Hopefully it’s been abundantly clear; setting or tying pool records or school dual-meet records during the regular season, which the Bears did five times this season, doesn’t matter unless they’re also personal bests and indicative of significant improvement. Swimming is all about hitting your personal-best times at the right meet and that’s what Cal did in 2019 to win the most recent NCAA Championship. So, the expectation isn’t for the Bears to drop time at the Pac-12 Conference Championship as much as it is to get their bodies accustomed to the grueling schedule of a 4-day championship meet where the top swimmers could be racing as much as 14 times (no one will hit more than 10 this year due to changes in format for public safety concern reasons).
In the quest to a fourth-consecutive conference title and an attempt to defend their national crown (last year’s was canceled), Cal has a couple questions left to answer in preparation for their clash of the titans with Texas later in March. Although reliable sprinters Pawel Sendyk and Michael Jensen are now gone, the core of that title-winning team—the now seniors who were the highest scoring group at the 2019 NCAA Championship—still remains. Daniel Carr, Bryce Mefford, Trenton Julian, Sean Grieshop, and Ryan Hoffer (all seniors) are as deadly of a quintet in the sport. Combined, they have a good footprint at the highest levels of freestyle, backstroke, butterfly, and individual medley with a realistic possibility of 5-6 NCAA titles among that group.

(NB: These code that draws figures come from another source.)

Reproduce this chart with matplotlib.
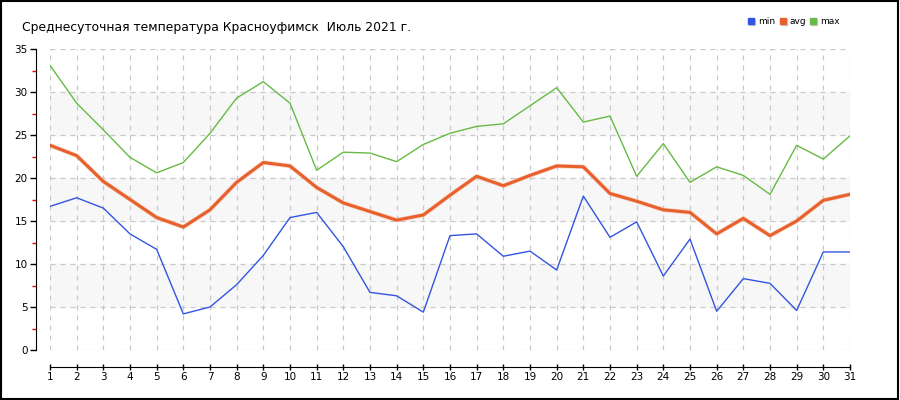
import matplotlib
matplotlib.use("Agg")
import matplotlib.pyplot as plt
from matplotlib.patches import Rectangle

days = list(range(1, 32))
t_min = [16.7, 17.7, 16.5, 13.5, 11.7, 4.2, 5.0, 7.6, 11.0, 15.4, 16.0, 12.0, 6.7, 6.3, 4.4, 13.3,
         13.5, 10.9, 11.5, 9.3, 17.9, 13.1, 14.9, 8.6, 12.9, 4.5, 8.3, 7.75, 4.6, 11.4, 11.4]
t_avg = [23.8, 22.6, 19.6, 17.5, 15.4, 14.3, 16.3, 19.5, 21.8, 21.4, 18.9, 17.1, 16.1, 15.1, 15.7, 18.0,
         20.2, 19.1, 20.3, 21.4, 21.3, 18.2, 17.3, 16.3, 16.0, 13.5, 15.3, 13.3, 15.0, 17.4, 18.1]
t_max = [33.1, 28.7, 25.6, 22.4, 20.6, 21.8, 25.2, 29.3, 31.2, 28.7, 20.9, 23.0, 22.9, 21.9, 23.9, 25.2,
         26.0, 26.3, 28.4, 30.5, 26.5, 27.2, 20.2, 24.0, 19.5, 21.3, 20.3, 18.1, 23.8, 22.2, 24.9]

title = "Среднесуточная температура Красноуфимск  Июль 2021 г."
names = ["min", "avg", "max"]
colors = ["#3355e0", "#e8602c", "#66bb44"]

fig = plt.figure(figsize=(9, 4), dpi=100)
ax = fig.add_axes([50 / 900, 50 / 400, 800 / 900, 301 / 400])

# светлые полосы фона
for lo in (5, 15, 25):
    ax.axhspan(lo, lo + 5, color="#f7f7f7", zorder=0)

ax.plot(days, t_min, color=colors[0], lw=1, zorder=3)
ax.plot(days, t_avg, color="#f4c0a8", lw=3.2, alpha=0.7, zorder=3)
ax.plot(days, t_avg, color=colors[1], lw=2.2, zorder=4)
ax.plot(days, t_max, color=colors[2], lw=1, zorder=3)

ax.set_xlim(1, 31)
ax.set_ylim(0, 35)
ax.set_xticks(days)
ax.set_yticks(range(0, 36, 5))
ax.set_yticks([2.5 + 5 * i for i in range(7)], minor=True)
ax.grid(True, which="major", color="#c8c8c8", ls=(0, (4, 4)), lw=0.9)
ax.set_axisbelow(True)

for s in ("top", "right"):
    ax.spines[s].set_visible(False)
ax.spines["left"].set_position(("outward", 10))
ax.spines["bottom"].set_position(("outward", 12))
ax.tick_params(axis="y", which="major", length=4, width=1, labelsize=7.5, pad=2)
ax.tick_params(axis="y", which="minor", length=3, width=1, color="red")
ax.tick_params(axis="x", direction="inout", length=5, width=1, labelsize=7.5, pad=1)

fig.text(22 / 900, 1 - 27 / 400, title, fontsize=8.9, va="center", ha="left")

# легенда
lx = [748, 780, 810]
for x, c, n in zip(lx, colors, names):
    fig.patches.append(Rectangle(((x + 1) / 900, 1 - 25 / 400), 6 / 900, 6 / 400,
                                 transform=fig.transFigure, color="#cccccc"))
    fig.patches.append(Rectangle((x / 900, 1 - 24 / 400), 6 / 900, 6 / 400,
                                 transform=fig.transFigure, color=c))
    fig.text((x + 10) / 900, 1 - 21 / 400, n, fontsize=6.5, va="center", ha="left")

fig.patches.append(Rectangle((0.001, 0.002), 0.997, 0.996, transform=fig.transFigure,
                             fill=False, ec="black", lw=1.5))

fig.savefig("out.png", dpi=100)
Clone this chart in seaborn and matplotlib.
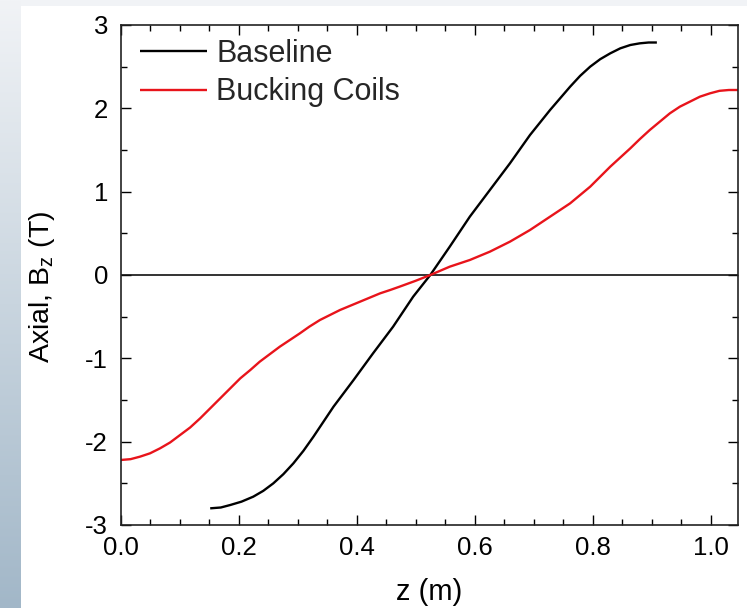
import numpy as np
import pandas as pd
import matplotlib
matplotlib.use("Agg")
import matplotlib.pyplot as plt
import seaborn as sns
from matplotlib.ticker import MultipleLocator
from matplotlib.colors import LinearSegmentedColormap

# ---- data ----
baseline_z = [0.152, 0.170, 0.186, 0.205, 0.225, 0.242, 0.259, 0.276, 0.293, 0.310,
              0.327, 0.344, 0.361, 0.378, 0.395, 0.428, 0.462, 0.496, 0.525, 0.558,
              0.575, 0.592, 0.609, 0.626, 0.643, 0.660, 0.677, 0.694, 0.711, 0.728,
              0.745, 0.762, 0.779, 0.796, 0.813, 0.830, 0.847, 0.864, 0.880, 0.895,
              0.909]
baseline_bz = [-2.80, -2.79, -2.76, -2.72, -2.66, -2.59, -2.50, -2.39, -2.26, -2.11,
               -1.94, -1.76, -1.58, -1.42, -1.26, -0.94, -0.62, -0.26, 0.00, 0.34,
               0.52, 0.70, 0.86, 1.02, 1.18, 1.34, 1.51, 1.68, 1.83, 1.98,
               2.12, 2.26, 2.39, 2.50, 2.59, 2.66, 2.72, 2.76, 2.78, 2.79,
               2.79]
bucking_z = [0.0, 0.017, 0.033, 0.050, 0.067, 0.084, 0.101, 0.118, 0.135, 0.152,
             0.169, 0.186, 0.203, 0.220, 0.236, 0.253, 0.270, 0.287, 0.304, 0.320,
             0.338, 0.355, 0.372, 0.389, 0.406, 0.423, 0.440, 0.457, 0.473, 0.500,
             0.525, 0.558, 0.575, 0.592, 0.609, 0.626, 0.643, 0.660, 0.677, 0.694,
             0.711, 0.728, 0.745, 0.762, 0.779, 0.796, 0.813, 0.830, 0.847, 0.864,
             0.880, 0.897, 0.914, 0.931, 0.948, 0.965, 0.982, 0.999, 1.015, 1.031,
             1.047]
bucking_bz = [-2.22, -2.21, -2.18, -2.14, -2.08, -2.01, -1.92, -1.83, -1.72, -1.60,
              -1.48, -1.36, -1.24, -1.14, -1.04, -0.95, -0.86, -0.78, -0.70, -0.62,
              -0.54, -0.48, -0.42, -0.37, -0.32, -0.27, -0.22, -0.18, -0.14, -0.07,
              0.00, 0.10, 0.14, 0.18, 0.23, 0.28, 0.34, 0.40, 0.47, 0.54,
              0.62, 0.70, 0.78, 0.86, 0.96, 1.06, 1.18, 1.30, 1.41, 1.52,
              1.63, 1.74, 1.84, 1.94, 2.02, 2.08, 2.14, 2.18, 2.21, 2.22,
              2.22]
series_names = ["Baseline", "Bucking Coils"]
x_ticks = [0.0, 0.2, 0.4, 0.6, 0.8, 1.0]
y_ticks = [-3, -2, -1, 0, 1, 2, 3]

df = pd.concat([
    pd.DataFrame({"z": baseline_z, "Bz": baseline_bz, "series": series_names[0]}),
    pd.DataFrame({"z": bucking_z, "Bz": bucking_bz, "series": series_names[1]}),
], ignore_index=True)

sns.set_theme(style="ticks")
plt.rcParams["font.family"] = ["Liberation Sans", "DejaVu Sans"]
plt.rcParams["mathtext.fontset"] = "custom"
plt.rcParams["mathtext.rm"] = "Liberation Sans"
plt.rcParams["mathtext.it"] = "Liberation Sans"

fig = plt.figure(figsize=(7.47, 6.08), dpi=100)
fig.patch.set_facecolor("white")

# background decoration: top strip and left gradient strip
top = fig.add_axes([0, 1 - 6 / 608, 1, 6 / 608])
top.set_axis_off()
top.add_patch(plt.Rectangle((0, 0), 1, 1, color="#f1f3f6", transform=top.transAxes))
left = fig.add_axes([0, 0, 21 / 747, 1])
cmap = LinearSegmentedColormap.from_list("g", ["#f1f3f6", "#c9d5df", "#a2b7c8"])
left.imshow(np.linspace(0, 1, 256).reshape(-1, 1), aspect="auto", cmap=cmap,
            extent=[0, 1, 1, 0])
left.set_axis_off()

ax = fig.add_axes([120.5 / 747, 83 / 608, 617.8 / 747, 500 / 608])
ax.set_facecolor("white")

sns.lineplot(data=df, x="z", y="Bz", hue="series", hue_order=series_names,
             palette=["black", "#e8141b"], linewidth=1.7, ax=ax, sort=False,
             estimator=None, legend=True)
for ln in ax.get_lines():
    ln.set_solid_joinstyle("round")
    ln.set_solid_capstyle("butt")
ax.axhline(0, color="#111111", linewidth=1.2, zorder=1)

ax.set_xlim(0, 1.047)
ax.set_ylim(-3, 3)
ax.set_xticks(x_ticks)
ax.set_xticklabels([f"{t:.1f}" for t in x_ticks])
ax.set_yticks(y_ticks)
ax.set_yticklabels([str(t) for t in y_ticks])
ax.xaxis.set_minor_locator(MultipleLocator(0.05))
ax.yaxis.set_minor_locator(MultipleLocator(0.5))
ax.tick_params(which="both", direction="in", top=True, right=True,
               color="black", width=1.0)
ax.tick_params(which="major", length=7, labelsize=18.5, labelcolor="black")
ax.tick_params(axis="x", which="major", pad=8)
ax.tick_params(axis="y", which="major", pad=9)
ax.tick_params(which="minor", length=4)
for s in ax.spines.values():
    s.set_color("#222222")
    s.set_linewidth(1.2)

ax.set_xlabel("z (m)", fontsize=21, labelpad=13, color="black")
ax.set_ylabel("Axial, B$_z$ (T)", fontsize=20.5, labelpad=20, color="black")
ax.yaxis.label.set_y(0.476)

leg = ax.legend(loc="upper left", bbox_to_anchor=(0.031, 0.972), frameon=False,
                fontsize=22, handlelength=2.2, handletextpad=0.3,
                labelspacing=0.27, borderpad=0, borderaxespad=0)
for h in leg.get_lines():
    h.set_linewidth(1.7)

fig.savefig("out.png", dpi=100)
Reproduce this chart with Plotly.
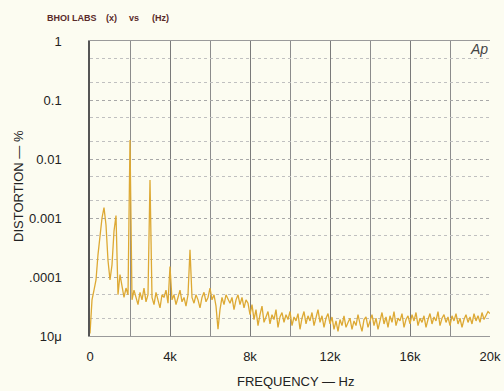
import plotly.graph_objects as go

# Frequencies (Hz), 100 Hz steps 0..20 kHz
freq_hz = list(range(0, 20001, 100))

# Distortion (%), 1 kHz per row
distortion_pct = [
    1.1e-5, 4.1e-5, 6.0e-5, 8.9e-5, 2.4e-4, 5.2e-4, 1.0e-3, 1.5e-3, 7.6e-4, 1.9e-4,
    8.9e-5, 1.6e-4, 6.0e-4, 1.1e-3, 5.0e-5, 1.1e-4, 7.3e-5, 4.5e-5, 6.5e-5, 5.0e-5,
    2.1e-2, 4.1e-5, 6.0e-5, 4.5e-5, 3.4e-5, 5.5e-5, 4.1e-5, 6.5e-5, 3.8e-5, 5.0e-5,
    4.4e-3, 4.5e-5, 3.4e-5, 5.5e-5, 4.1e-5, 3.0e-5, 5.0e-5, 4.5e-5, 6.0e-5, 3.6e-5,
    1.5e-4, 4.1e-5, 5.0e-5, 3.4e-5, 4.5e-5, 6.0e-5, 3.8e-5, 4.5e-5, 3.2e-5, 5.0e-5,
    2.9e-4, 4.5e-5, 3.6e-5, 5.0e-5, 4.1e-5, 3.0e-5, 4.5e-5, 5.5e-5, 3.8e-5, 4.5e-5,
    6.5e-5, 4.1e-5, 5.0e-5, 3.2e-5, 1.3e-5, 2.8e-5, 4.5e-5, 3.4e-5, 5.0e-5, 4.1e-5,
    3.6e-5, 4.5e-5, 2.8e-5, 4.1e-5, 5.0e-5, 3.4e-5, 4.5e-5, 3.0e-5, 4.1e-5, 3.6e-5,
    2.3e-5, 3.4e-5, 1.9e-5, 2.8e-5, 1.5e-5, 2.3e-5, 3.2e-5, 1.7e-5, 2.1e-5, 2.6e-5,
    1.6e-5, 2.3e-5, 1.9e-5, 2.8e-5, 1.4e-5, 2.1e-5, 2.5e-5, 1.7e-5, 2.3e-5, 1.9e-5,
    2.6e-5, 1.5e-5, 2.1e-5, 1.8e-5, 2.4e-5, 1.3e-5, 2.0e-5, 2.6e-5, 1.6e-5, 2.2e-5,
    1.8e-5, 2.5e-5, 1.5e-5, 2.1e-5, 2.8e-5, 1.7e-5, 2.2e-5, 1.4e-5, 2.0e-5, 2.4e-5,
    1.6e-5, 2.1e-5, 1.3e-5, 1.8e-5, 1.2e-5, 1.9e-5, 1.5e-5, 2.2e-5, 1.4e-5, 1.7e-5,
    2.0e-5, 1.3e-5, 1.8e-5, 1.5e-5, 2.3e-5, 1.6e-5, 1.2e-5, 1.9e-5, 2.1e-5, 1.4e-5,
    1.8e-5, 2.3e-5, 1.5e-5, 2.0e-5, 1.3e-5, 1.9e-5, 2.5e-5, 1.6e-5, 2.1e-5, 1.4e-5,
    2.2e-5, 1.7e-5, 2.6e-5, 1.5e-5, 2.0e-5, 1.8e-5, 2.4e-5, 1.4e-5, 1.9e-5, 2.2e-5,
    1.6e-5, 2.3e-5, 1.8e-5, 2.5e-5, 1.5e-5, 2.0e-5, 1.7e-5, 2.2e-5, 1.4e-5, 1.9e-5,
    2.4e-5, 1.6e-5, 2.1e-5, 1.8e-5, 2.6e-5, 1.5e-5, 2.0e-5, 2.3e-5, 1.7e-5, 2.1e-5,
    1.5e-5, 2.2e-5, 1.8e-5, 2.4e-5, 1.6e-5, 2.0e-5, 1.4e-5, 1.9e-5, 2.3e-5, 1.7e-5,
    2.1e-5, 1.6e-5, 2.4e-5, 1.8e-5, 2.2e-5, 1.7e-5, 2.5e-5, 1.9e-5, 2.3e-5, 2.6e-5,
    2.4e-5,
]

x_tick_vals = [0, 4000, 8000, 12000, 16000, 20000]
x_tick_text = ["0", "4k", "8k", "12k", "16k", "20k"]
y_tick_vals = [1, 0.1, 0.01, 0.001, 0.0001, 0.00001]
y_tick_text = ["1", "0.1", "0.01", "0.001", ".0001", "10\u03bc"]

BG = "#FCFCF1"
FONT = "Liberation Sans"
L, R, T, B = 90, 14, 41, 55
W, H = 504, 391

fig = go.Figure()
fig.add_trace(go.Scatter(
    x=freq_hz, y=distortion_pct, mode="lines",
    line=dict(color="#DDA934", width=1.3),
    hoverinfo="skip", showlegend=False,
))

fig.update_layout(
    width=W, height=H,
    margin=dict(l=L, r=R, t=T, b=B, autoexpand=False),
    paper_bgcolor=BG, plot_bgcolor=BG,
    font=dict(family=FONT, color="#222222", size=13),
    xaxis=dict(
        range=[0, 20000], tickvals=x_tick_vals, ticktext=x_tick_text,
        automargin=False,
        showgrid=True, gridcolor="#7a7a7a", gridwidth=1.2,
        minor=dict(dtick=2000, showgrid=True, gridcolor="#8c8c8c", gridwidth=1.2),
        zeroline=False, showline=True, linecolor="#9a9a9a", linewidth=1, mirror=True,
        ticks="", ticklabelstandoff=8,
        tickfont=dict(family=FONT, size=13, color="#222222"),
    ),
    yaxis=dict(
        type="log", range=[-5, 0], tickvals=y_tick_vals, ticktext=y_tick_text,
        automargin=False,
        showgrid=True, gridcolor="#a8a8a8", gridwidth=1, griddash="dot",
        minor=dict(showgrid=True, gridcolor="#c0c0c0", gridwidth=1, griddash="dot"),
        zeroline=False, showline=True, linecolor="#555555", linewidth=1.5,
        ticks="", ticklabelstandoff=24,
        tickfont=dict(family=FONT, size=13, color="#222222"),
    ),
)

pw, ph = W - L - R, H - T - B


def px(x, y):
    return (x - L) / pw, 1 - (y - T) / ph


TITLE_COL = "#5a2a2a"
annots = [
    ("FREQUENCY \u2014 Hz", 296, 381, 0, "center", 13, "#222222"),
    ("DISTORTION \u2014 %", 18, 186, -90, "center", 13, "#222222"),
    ("<b>BHOI LABS</b>", 45, 18, 0, "left", 9, TITLE_COL),
    ("<b>(x)</b>", 104, 18, 0, "left", 9, TITLE_COL),
    ("<b>vs</b>", 127, 18, 0, "left", 9, TITLE_COL),
    ("<b>(Hz)</b>", 150, 18, 0, "left", 9, TITLE_COL),
    ("<i>Ap</i>", 479, 49, 0, "center", 14, "#444444"),
]
for text, ax, ay, ang, xa, size, col in annots:
    xx, yy = px(ax, ay)
    fig.add_annotation(text=text, x=xx, y=yy, xref="paper", yref="paper",
                       xanchor=xa, yanchor="middle", textangle=ang, showarrow=False,
                       font=dict(family=FONT, size=size, color=col))

fig.write_html(
    "out.html",
    config={"displayModeBar": False},
    post_script="document.body.style.margin='0';document.body.style.background='%s';" % BG,
)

That group doesn’t include junior Reece Whitley who is one of the top all-around breaststroke specialists in the country. Nor does it include the incredibly versatile redshirt junior Hugo Gonzalez, who has already qualified for the Spanish Olympic team. At the moment, this group holds the top seed in 8 individual events (there are 13 individual swimming events). Freshman Destin Lasco, the next in a very long line of backstroke talents in Berkeley, holds the other two top seeds that Cal currently has on the psych sheet. But, this almost understates how talented the group really is. Just look at the 200-yard individual medley—the Bears don’t currently have the number one spot in the conference, but they do have the #3, #4, #5, #7, #8, #11, #12, #14, and #16 spots in the race. While a few of them may not end up swimming this race, there’s a very realistic chance that a Cal swimmer could take the individual title here.
With seven swimmers already a proven commodity at the collegiate championship level, it’s already apparent that it’s swimmers 8 through 16 that will decide the calculus of Cal’s season. A few of them are already clear—one will certainly be the aforementioned Lasco, who, despite being a freshman, is already one of the top backstroke specialists in the country. Number 9 is former-ACC champion and distance freestyler Zach Yeadon, an elite transfer from Notre Dame. Swedish freshman Bjorn Seeliger already looks to be the heir-apparent to former Polish sprinter Pawel Sendyk. But, who are the 11th through 16th swimmers and can they contribute meaningful swims throughout March? This is their chance.
Cal’s diving team hasn’t provided reliable scoring at the NCAA Championships, which often means that the Bears need high-end swimming depth to compete against Texas. This Cal squad, like the one in 2019, has that talent. They don’t have the glaring swimming weaknesses so if the cylinders are firing correctly, it’s a scary team to stare down. But, it all starts in Houston, where even if the Bears are holding back slightly, they should be the runaway favorites for a fourth-consecutive conference title.
Is the (relatively) new swim complex having an impact on Cal's diving program? Is it getting stronger?
I don't know if the Bears will do it, but they are capable of winning every swimming event at this meet. The Bears already won the 800-yard freestyle relay and 400-yard medley relay on Sunday night.